South Korean petrochemical producers are increasingly utilising cheaper liquefied petroleum gas (LPG) as a feedstock for their crackers, consequently reducing naphtha demand from the region’s top importer, as reported by industry officials and government data.
This shift towards LPG as a raw material has enabled South Korean cracker operators to boost their operating rates, despite grappling with weak petrochemical margins due to oversupplies.
The lower naphtha imports by South Korea could further depress the margins for Asian refiners during the summer months of May and June, when LPG is typically more economical due to a decline in heating demand. The United States, Asia’s leading supplier of LPG, stands to benefit from the rising cracker demand for this feedstock.
South Korea’s naphtha imports declined to approximately 18.13 million barrels in April and 17 million barrels this month, according to Kpler data.
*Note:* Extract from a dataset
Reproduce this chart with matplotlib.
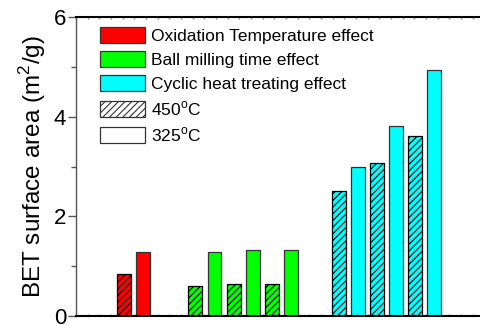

LSEG Research estimates the April volume at around 18.59 million barrels and May imports at approximately 18.34 million barrels.
As per the Korea National Oil Corp data, both April and May levels are lower than the March volume of about 22 million barrels.
Naphtha is utilised in the production of consumer goods such as plastics and textile fibers.
LPG consumption at South Korean crackers surged by about 56% year-on-year to 7.26 million barrels in March, bringing the first-quarter usage to 16.81 million barrels, up approximately 22% from the same period last year, as indicated by government data provided by the Korea Petrochemical Industry Association (KPIA).
In contrast, naphtha consumption at crackers decreased by about 8 percent to 36.4 million barrels in March, compared to 39.4 million barrels in the same month last year, according to the data.
“South Korea’s naphtha cracking facilities have expanded their capacity to feed LPG in order to diversify their feedstock,” Lim Jonghyun, a KPIA representative, told Reuters.
“Last year, LPG prices rose due to the supply reduction caused by the Russian-Ukrainian war, resulting in a low input volume.”
As energy prices have stabilised, the input of LPG into petrochemical facilities will increase in the coming months, he added.
Utilisation rates at the Korean crackers increased to 81.8% in March versus 75.9% in the same month of 2023 and last year’s average of 74%, KPIA said.
“The input of naphtha is decreasing, and LPG is replacing it,” KPIA’s Lim said.
According to two sources with knowledge of the matter, South Korean cracker operators typically have the capability to substitute between 20 percent to 30 percent of their naphtha feedstock with liquefied petroleum gas (LPG).
On Monday, a petrochemical trader based in Singapore revealed that the cost of naphtha in Asia was approximately $100 per ton higher than LPG, incentivising petrochemical plants to continue utilising LPG as a more economical feedstock option.
The sources requested anonymity as they are not authorised to speak to the media on this matter.
Notable members of the Korea Petrochemical Industry Association (KPIA) include Lotte Chemical, Yeochun NCC, LG Chem, Hanwha TotalEnergies, and GS Caltex.